To these characters, Bauermeister adds Finnegan, a gangly new dishwasher at the restaurant who is enamored with Chloe; Al, Lillian's accountant, and his miserable wife Louise; and Abby, Isabella's Type A daughter. All of the characters are searching for meaning and happiness in their lives, and this time around, many of them find it in a book about rituals and celebrations that Al shoplifts (while involved in a crazy "adventure" in which he goes into bookstores pretending to be an author and volunteering to autograph books). The group plans a birthday celebration for Isabella, while Louise adapts a Mayan ritual for her 52nd birthday (her adaptation involves breaking all the light bulbs in the house because Al has forgotten to buy bulbs at the hardware store).
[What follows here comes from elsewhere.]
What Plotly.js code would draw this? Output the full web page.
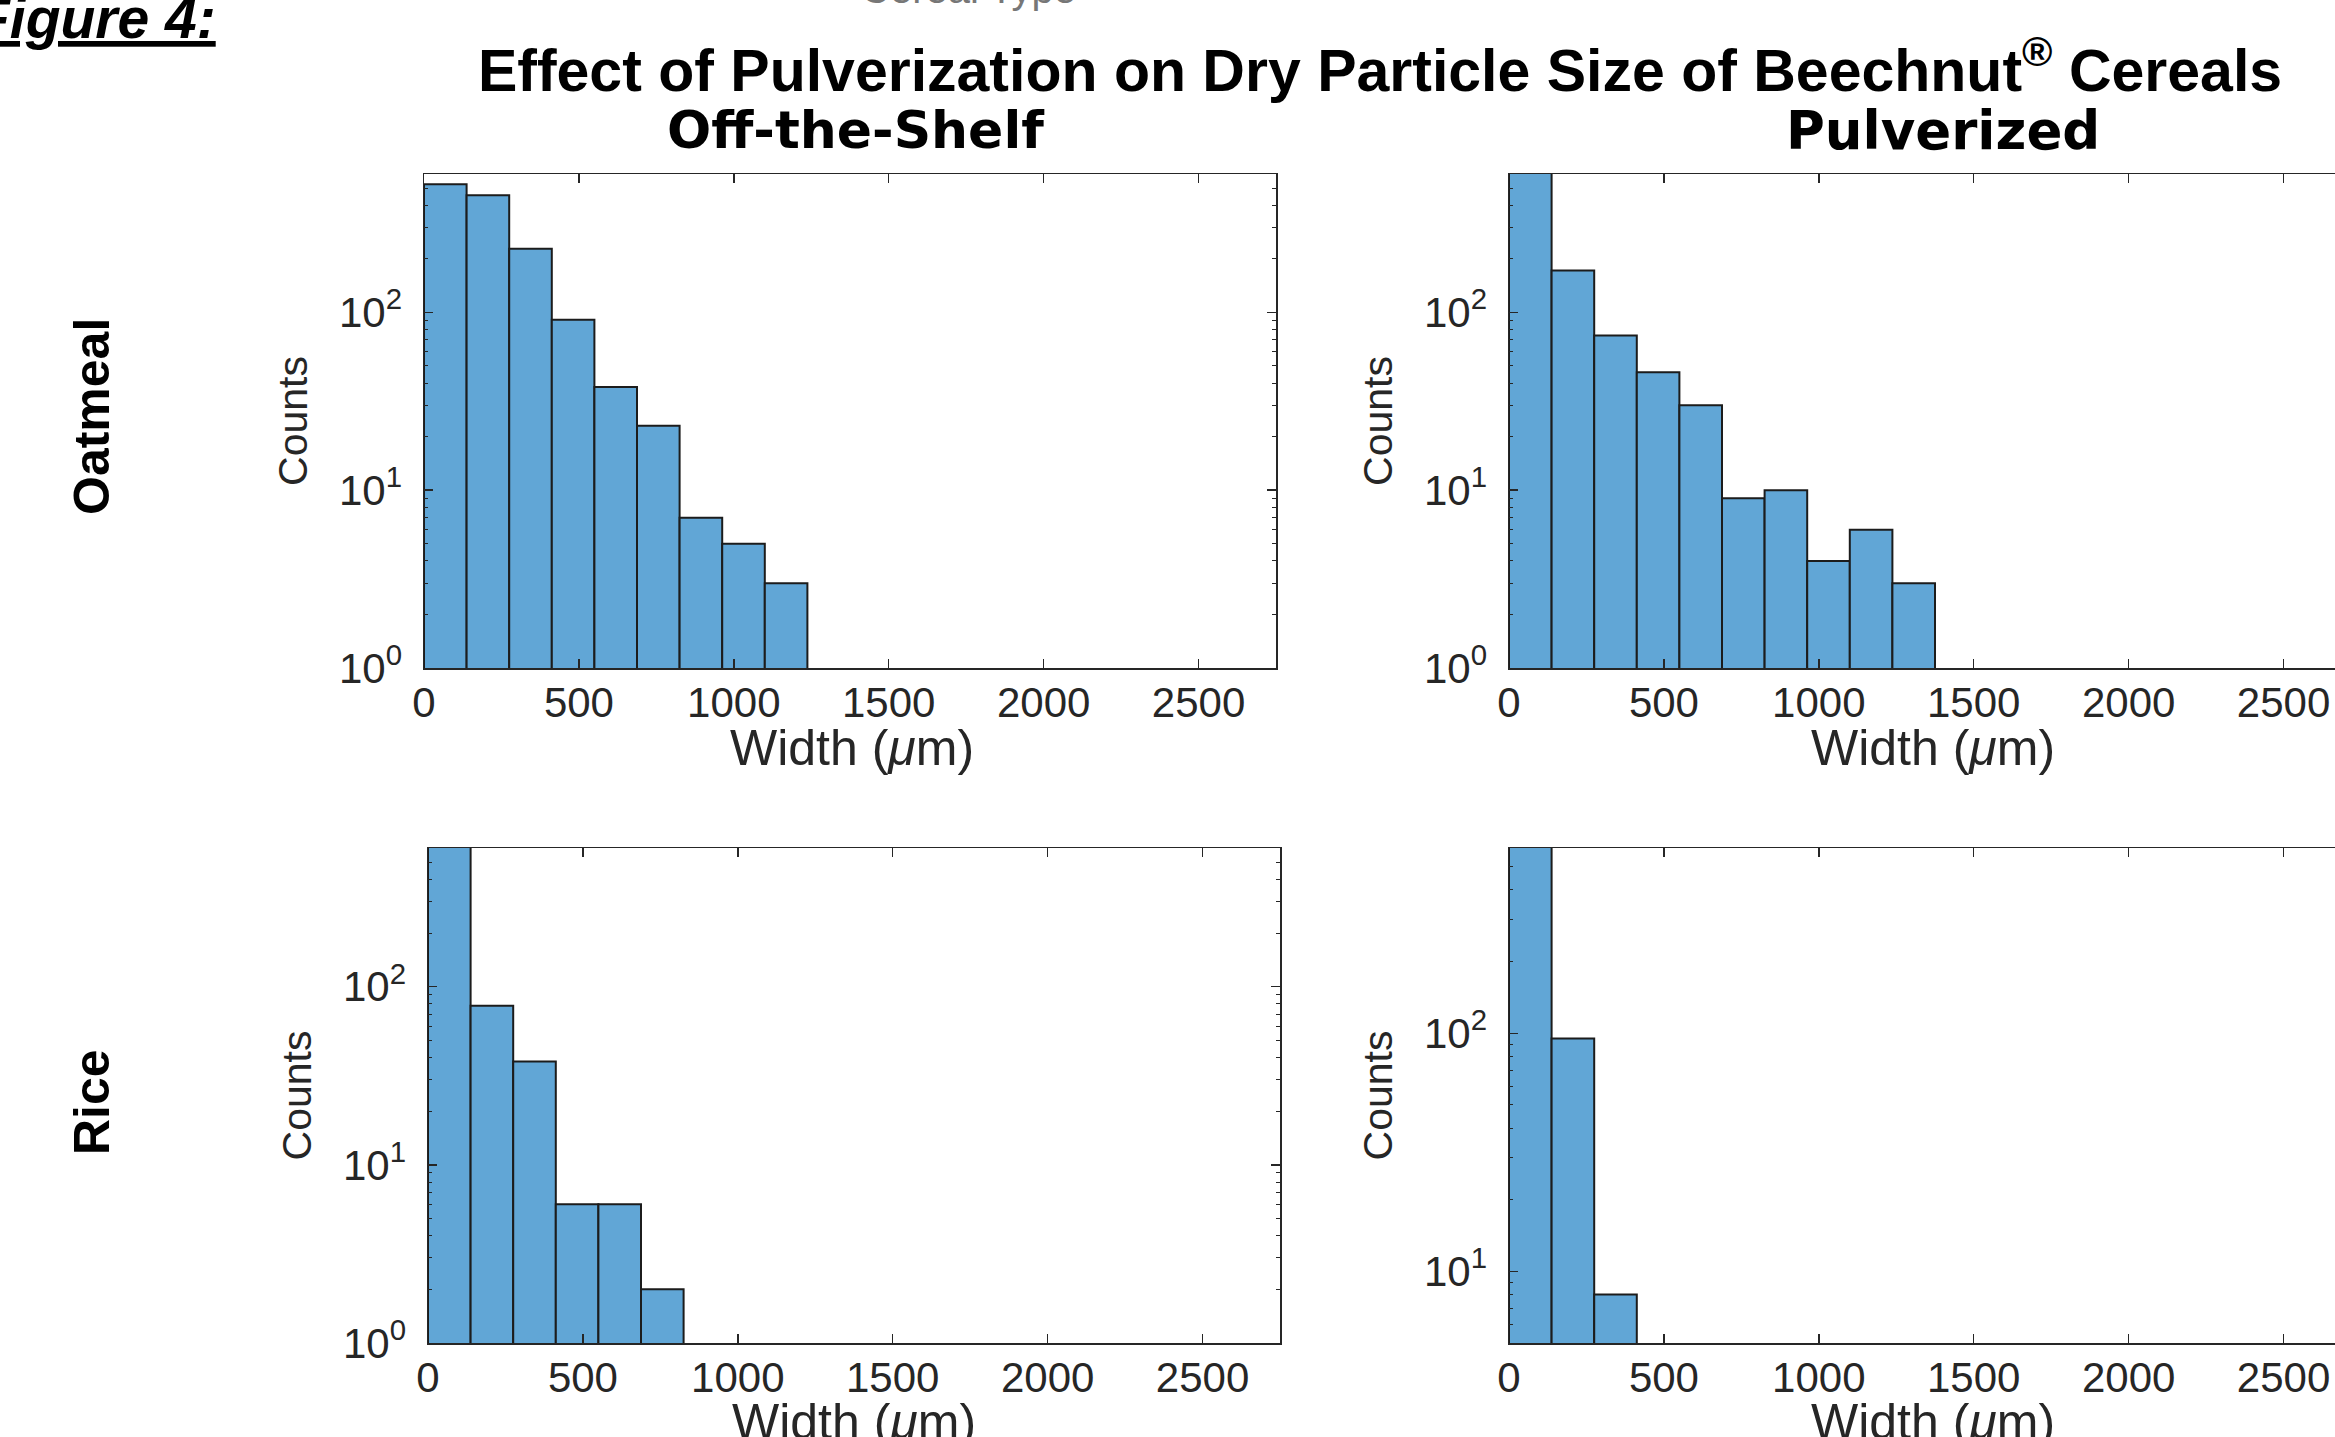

We also get back story on the various characters, and it is notable that many of them lost one or both parents early, either to death or to psychological distancing.
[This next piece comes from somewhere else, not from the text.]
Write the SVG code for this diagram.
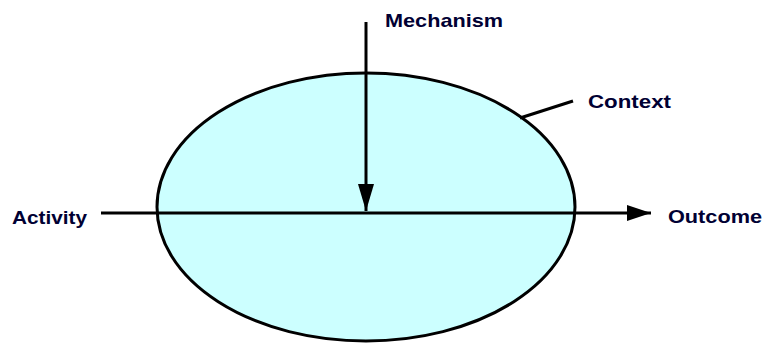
<svg xmlns="http://www.w3.org/2000/svg" width="767" height="344" viewBox="0 0 767 344">
<style>
.lbl{font-family:"Liberation Sans",Arial,sans-serif;font-weight:bold;font-size:19px;fill:#000033}
.ln{stroke:#000;stroke-width:3;fill:none}
</style>
<defs>
<marker id="ahb" viewBox="0 0 24 16" refX="24" refY="8" markerWidth="24" markerHeight="16" orient="auto" markerUnits="userSpaceOnUse">
<path d="M0,0 L24,8 L0,16 Z" fill="#000"/>
</marker>
<marker id="ahv" viewBox="0 0 27 16" refX="27" refY="8" markerWidth="27" markerHeight="16" orient="auto" markerUnits="userSpaceOnUse">
<path d="M0,0 L27,8 L0,16 Z" fill="#000"/>
</marker>
</defs>
<rect width="767" height="344" fill="#fff"/>
<g id="context">
<ellipse cx="366" cy="207" rx="209" ry="134" fill="#CCFFFF" stroke="#000" stroke-width="3"/>
</g>
<g id="connectors">
<line class="ln" x1="520" y1="118" x2="573" y2="101"/>
<line class="ln" x1="101" y1="213" x2="651" y2="213" marker-end="url(#ahb)"/>
<line class="ln" x1="366" y1="22" x2="366" y2="211" marker-end="url(#ahv)"/>
</g>
<g id="mechanism"><text class="lbl" x="385" y="27" textLength="118" lengthAdjust="spacingAndGlyphs">Mechanism</text></g>
<g id="context-label"><text class="lbl" x="588" y="108" textLength="83" lengthAdjust="spacingAndGlyphs">Context</text></g>
<g id="activity"><text class="lbl" x="12" y="224" textLength="75" lengthAdjust="spacingAndGlyphs">Activity</text></g>
<g id="outcome"><text class="lbl" x="668" y="223" textLength="94" lengthAdjust="spacingAndGlyphs">Outcome</text></g>
</svg>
Food plays a smaller role here than in The School of Essential Ingredients--and I was sorry about that. But I was happy that Bauermeister moved past the artificial structure of the cooking class and simply let new characters emerge through their natural interactions with each other. Bauermeister is a talented writer; while her books are not the deepest, they offer an upbeat view of how people can make their lives work--and an upbeat view can be a nice change of pace!
Favorite passages:
They had talked into the evenings, and the separate languages of mother and child shifted into a vocabulary they could hold in common.
His grass sprawled out before him, shaggy and rough-edged, the Mickey Rourke of lawns.